Through the magazine, the Shkid boys exposed elements of the ghetto that functioned as their home and prison. “You probably think you know Terezin well,” Ginz wrote. “I want to prove you wrong.”

During the war, the Nazis converted the fortress town of Terezin, located 40 miles outside of Prague, and used it as a temporary transit camp to house Jews before they were deported to the death camps. Nazi propaganda presented Terezin as a “model camp” to perpetuate the myth that Jews were being treated humanely, and the camp became home to a number of artists, actors, musicians and scholars. According to the Encyclopedia of the Holocaust, 140,000 Jews were deported to Terezin from 1941 to 1945. Some 88,000 were transported to death camps and 19,000 were still alive when the camp was liberated in 1945.

The conditions of the camp meant that the authors of Vedem changed frequently. Of the approximately 100 boys, ages 12-16, who worked on the magazine during the course of its nearly two years of publication, only 15 survived the war.  By storing the magazines in a box, which he buried and then recovered after liberation, Taussig is credited with saving its history.

Speaking at the opening of the exhibition during the MOT’s Yom HaShoah commemoration, the museum’s director, Liebe Geft, said that the boys of Shkid embodied the theme of maintaining one’s human spirit during dark periods.

“We are always looking for new portals thorough which we can introduce and encourage serious study of the Holocaust,” Geft said. “We have hundreds of thousands of young people coming through this museum, and this exhibit will resonate directly with all of them. Our museum speaks to empowering young people to stand up and find their voice, especially in the face of adversity, persecution and maltreatment.”

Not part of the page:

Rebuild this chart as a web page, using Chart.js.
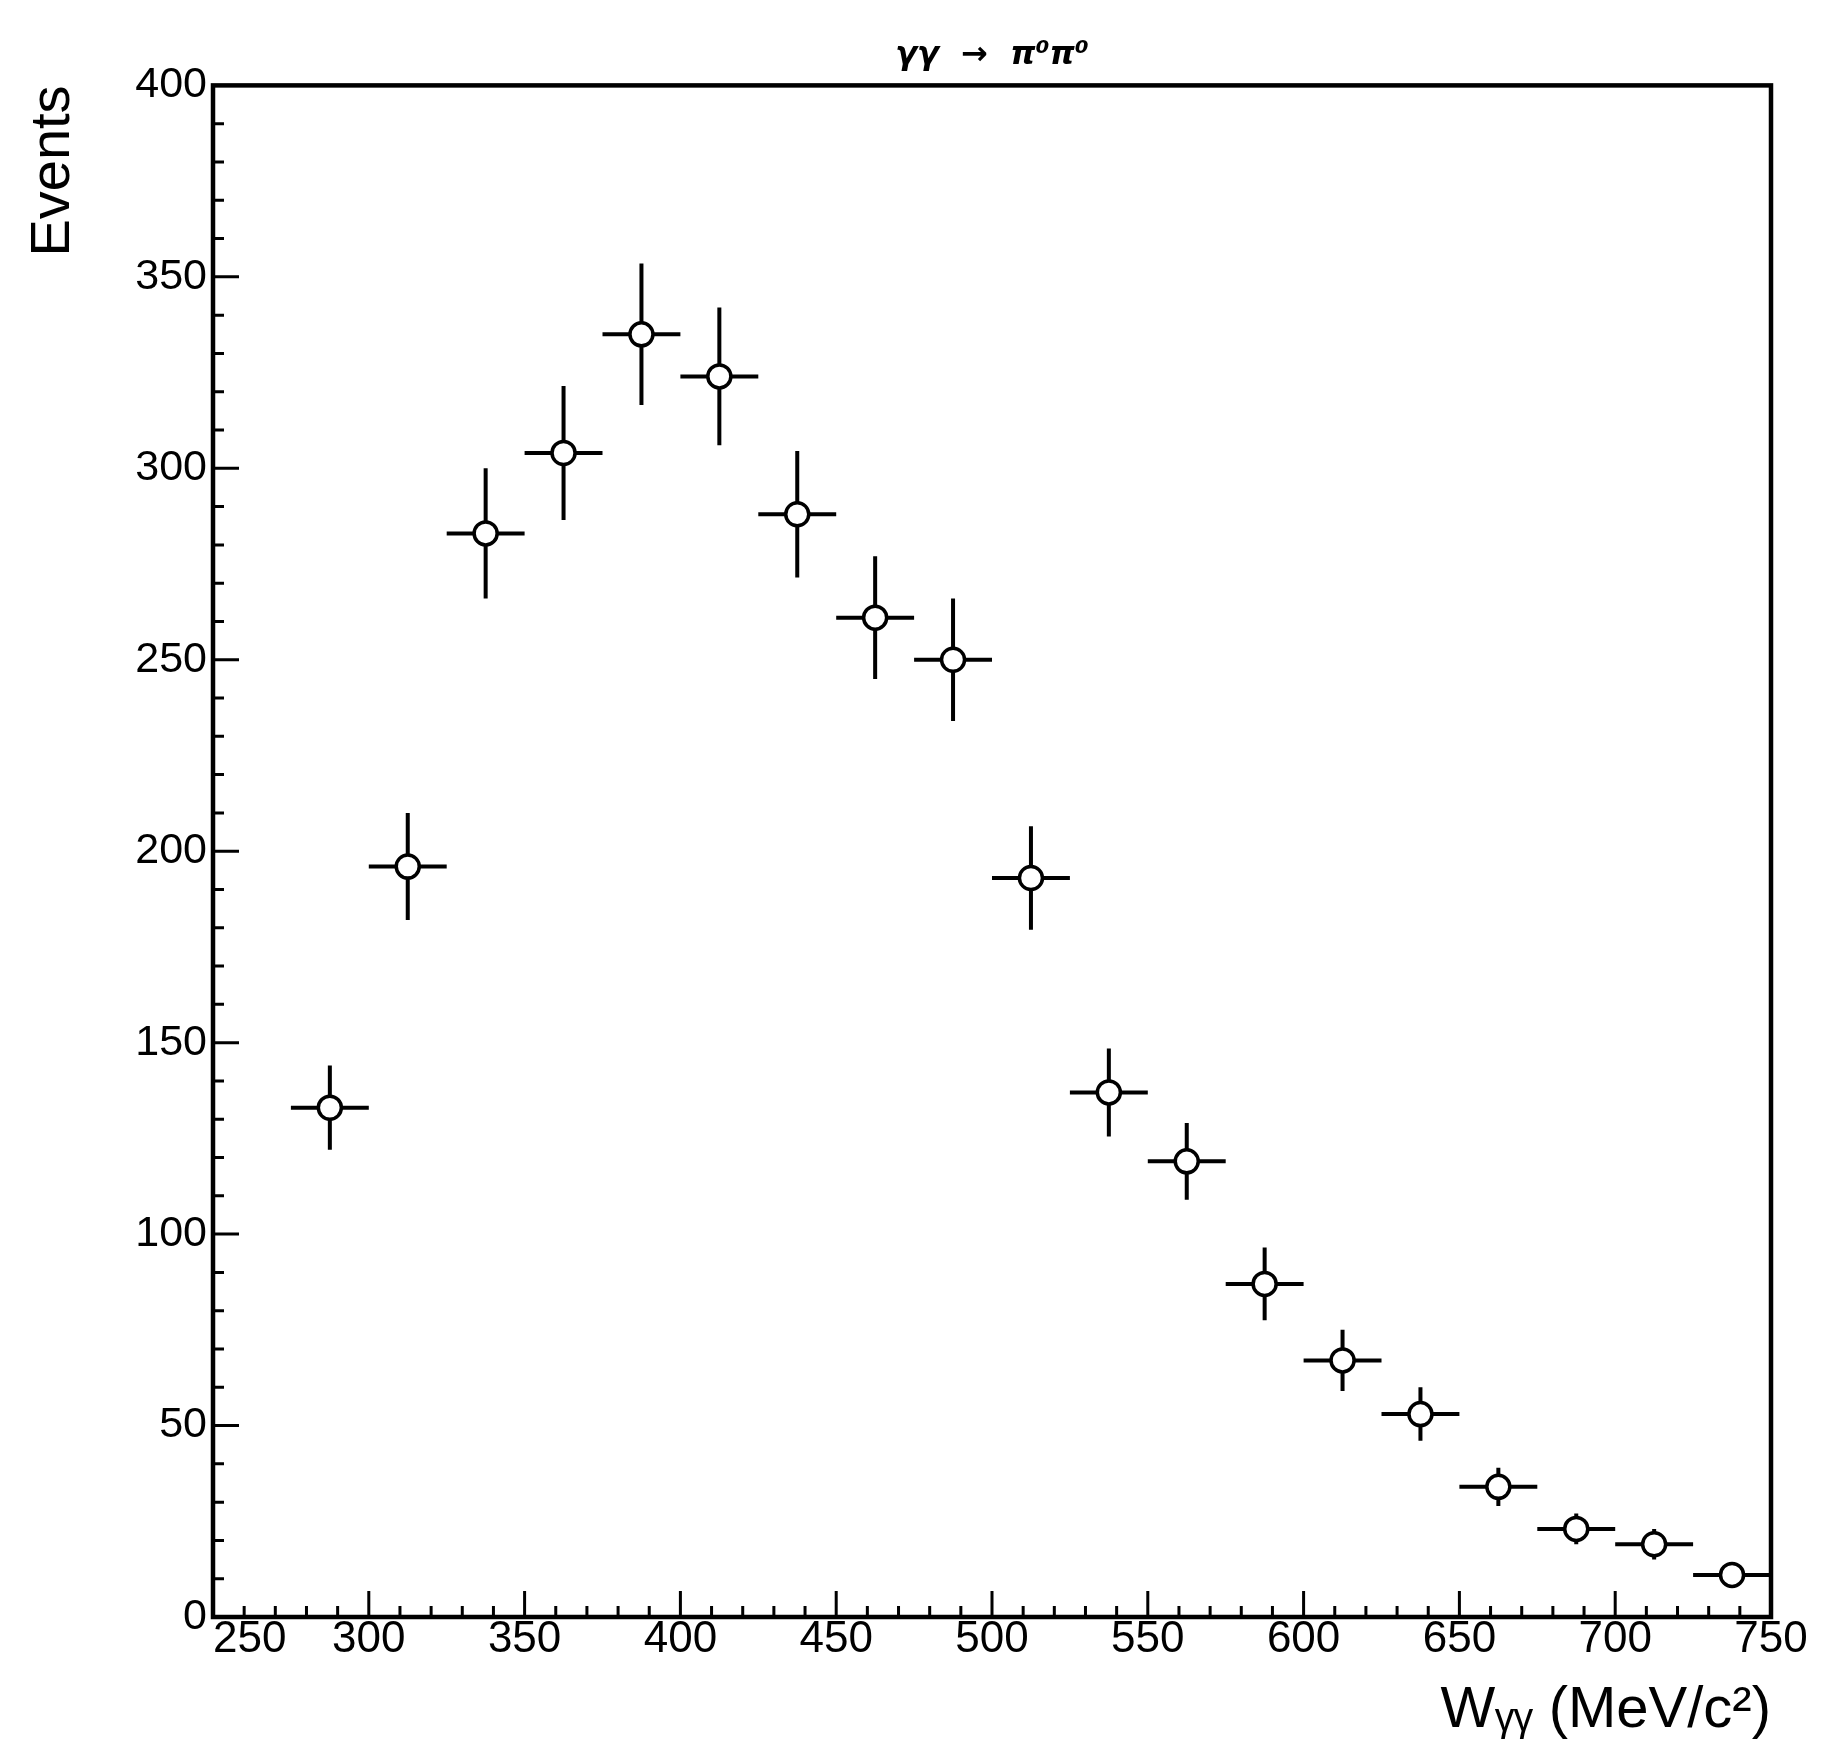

The granddaughter of a Holocaust survivor and resistance fighter, Taraseiskey was inspired by the Shkid boys’ fighting spirit. She is completing the documentary film about Vedem and is spearheading a graphic novel and educational outreach efforts. Under the guidance of art director Michael Murphy, the exhibition presents Vedem as it might look today as a contemporary punk zine. 

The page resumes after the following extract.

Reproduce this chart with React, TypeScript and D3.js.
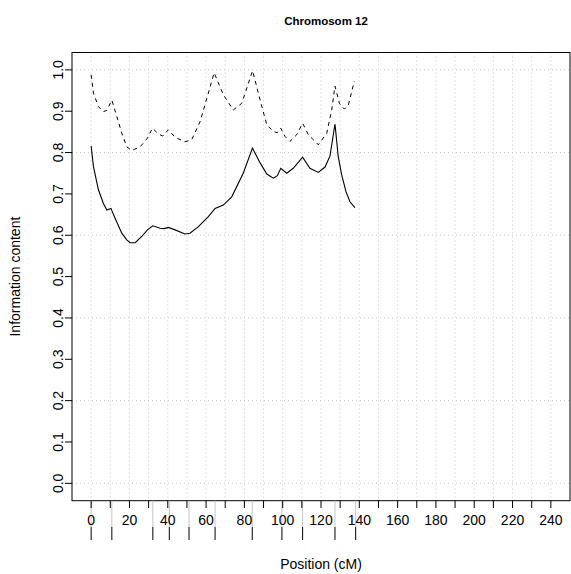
import React from "react";
import * as d3 from "d3";

const title = "Chromosom 12";
const xLabel = "Position (cM)";
const yLabel = "Information content";

const dashPos = [0, 1.2, 3.8, 6.4, 8.2, 10.8, 13.4, 16, 18.6, 21.2, 25.6, 29.4, 32, 35.1, 37.4, 40.3, 43.8, 49, 52.5, 56.9, 61.2, 64.2, 69, 74.2, 78.6, 84.3, 88.2, 91.7, 95.1, 97.2, 99, 101.2, 103.8, 107.3, 110.4, 113.4, 118.6, 123, 125.6, 127.3, 129.6, 132.2, 134.3, 137.4];
const dashVal = [0.988, 0.944, 0.911, 0.899, 0.902, 0.927, 0.887, 0.847, 0.814, 0.805, 0.814, 0.835, 0.859, 0.845, 0.84, 0.855, 0.837, 0.826, 0.831, 0.875, 0.944, 0.993, 0.94, 0.903, 0.919, 0.998, 0.927, 0.867, 0.851, 0.848, 0.859, 0.839, 0.827, 0.843, 0.871, 0.843, 0.819, 0.847, 0.903, 0.961, 0.919, 0.905, 0.915, 0.973];

const solidPos = [0, 1.2, 3.8, 6.4, 8.2, 10.3, 12.5, 16, 18.6, 20.3, 23, 26.4, 29.4, 32.2, 36, 38.1, 40.3, 43.8, 49, 51.6, 56, 61.2, 64.7, 69, 73.4, 79.4, 84.2, 88.2, 91.7, 95.1, 97.2, 99, 102.1, 105.5, 110.4, 114.2, 118.6, 122.1, 124.7, 127.3, 129, 130.8, 133, 135.1, 137.7];
const solidVal = [0.816, 0.766, 0.71, 0.677, 0.661, 0.665, 0.641, 0.605, 0.589, 0.582, 0.582, 0.597, 0.613, 0.623, 0.617, 0.616, 0.619, 0.613, 0.603, 0.605, 0.621, 0.645, 0.665, 0.673, 0.693, 0.75, 0.811, 0.775, 0.748, 0.738, 0.744, 0.762, 0.75, 0.762, 0.789, 0.762, 0.752, 0.765, 0.792, 0.869, 0.79, 0.746, 0.706, 0.681, 0.667];

const markers = [0, 10.8, 32.2, 40.8, 51.1, 64.7, 84.1, 99.6, 110.4, 127.3, 138.1];

const xTicks = d3.range(0, 241, 10);
const xTickLabels = d3.range(0, 241, 20);
const yTicks = d3.range(0, 1.001, 0.1);
const yGrid = d3.range(0, 1.001, 0.2);

const W = 571, H = 574;
const L = 72, R = 570, T = 52.5, B = 500.7;
const FONT = "'Liberation Sans', Arial, Helvetica, sans-serif";

export default function App() {
  const x = d3.scaleLinear().domain([-10, 250]).range([L, R]);
  const y = d3.scaleLinear().domain([-0.042, 1.042]).range([B, T]);
  const line = d3.line<[number, number]>().x(d => x(d[0])).y(d => y(d[1]));
  const dashPts = dashPos.map((p, i) => [p, dashVal[i]] as [number, number]);
  const solidPts = solidPos.map((p, i) => [p, solidVal[i]] as [number, number]);

  return (
    <svg width={W} height={H} style={{ position: "absolute", left: 0, top: 0, background: "#fff" }} fontFamily={FONT}>
      <rect x={0} y={0} width={W} height={H} fill="#fff" />
      {/* grid */}
      {xTicks.map(t => (
        <line key={"gx" + t} x1={x(t)} x2={x(t)} y1={T} y2={B} stroke="#c8c8c8" strokeDasharray="1,3" />
      ))}
      {yGrid.map(t => (
        <line key={"gy" + t} x1={L} x2={R} y1={y(t)} y2={y(t)} stroke="#c8c8c8" strokeDasharray="1,3" />
      ))}
      {/* curves */}
      <path d={line(dashPts) || ""} fill="none" stroke="#000" strokeWidth={1} strokeDasharray="4,4" />
      <path d={line(solidPts) || ""} fill="none" stroke="#000" strokeWidth={1.1} />
      {/* box */}
      <rect x={L} y={T} width={R - L} height={B - T} fill="none" stroke="#000" strokeWidth={1} />
      {/* markers */}
      {markers.map((m, i) => (
        <g key={"m" + i}>
          <line x1={x(m)} x2={x(m)} y1={B} y2={527} stroke="#c4c4c4" strokeWidth={1} />
          <line x1={x(m)} x2={x(m)} y1={527} y2={540} stroke="#000" strokeWidth={1} />
        </g>
      ))}
      {/* x axis */}
      {xTicks.map(t => (
        <line key={"xt" + t} x1={x(t)} x2={x(t)} y1={B} y2={508} stroke="#000" />
      ))}
      {xTickLabels.map(t => (
        <text key={"xl" + t} x={x(t)} y={525} fontSize={14} textAnchor="middle" fill="#000">{t}</text>
      ))}
      {/* y axis */}
      {yTicks.map(t => (
        <line key={"yt" + t} x1={65} x2={L} y1={y(t)} y2={y(t)} stroke="#000" />
      ))}
      {yTicks.map(t => (
        <text key={"yl" + t} transform={`translate(63,${y(t)}) rotate(-90)`} fontSize={14} textAnchor="middle" fill="#000">{t.toFixed(1)}</text>
      ))}
      {/* labels */}
      <text x={326} y={25} fontSize={11.5} fontWeight="bold" textAnchor="middle">{title}</text>
      <text x={321} y={569} fontSize={14} textAnchor="middle">{xLabel}</text>
      <text transform={`translate(20,${(T + B) / 2}) rotate(-90)`} fontSize={14} textAnchor="middle">{yLabel}</text>
    </svg>
  );
}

“I tried to put the exhibition in an aesthetic that would be relatable to people of today,” Murphy said. “It’s kind of combining the 1940s zine Vanity Fair, which is what they were going for at the time, to kind of something that would be more relatable now.”

“We’re not in a war situation here, and we’re really trying to encourage people like these kids who weren’t writers or artists,” Taraseiskey added. “They became journalists because they were inspired, and because they did not want to lose their humanity or their fighting spirit.”

“Vedem: The Underground Magazine of the Terezin Ghetto” continues through July 3 at the Museum of Tolerance, 1399 S. Roxbury Drive.